Bug fixes and other small changes

  • When scratch_shm or input_dir is requested, both work-size and work-size-per-cpu properties are now properly removed from the list of resources and are no longer displayed in the output of qq info.
  • Fixed occasional SSH authentication failures by explicitly enabling GSSAPI authentication.
  • Fixed current cycle identification in loop jobs. Only a partial match in archived files is now required to consider them.
  • Jobs obtained using qq jobs and qq stat are now always sorted by job ID.
  • The number of queued jobs shown in the output of qq queues now always includes both queued and held jobs.
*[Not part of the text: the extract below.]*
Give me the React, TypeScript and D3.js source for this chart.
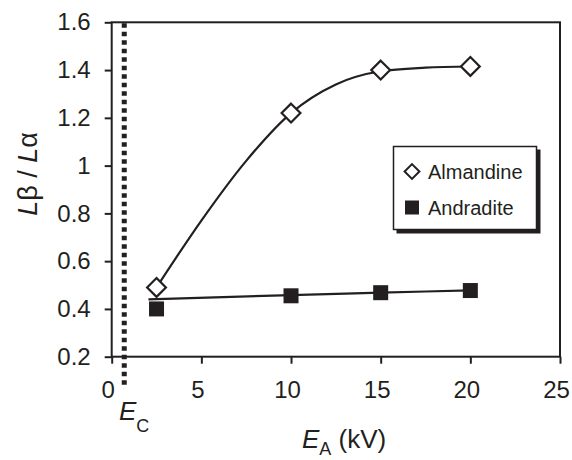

The column title was changed to 'QH' to reflect this.

Internal changes

  • Refactored the loading of the YAML Dumper and SafeLoader.
  • Removed the 'QQ' prefix from all custom class names (excluding errors).

Version 0.3.0

  • Added support for manually disabling automatic resubmission in loop jobs by returning the value of the QQ_NO_RESUBMIT environment variable from within the job script.

Version 0.2.1

Bug fixes

  • Fixed a bug that prevented files from being rsynced when the user’s group differed between the computing node and the filesystem containing the input directory.

Internal changes

  • Renamed PBSJobInfo to PBSJob.
  • Set up GitHub Actions to take care of releases.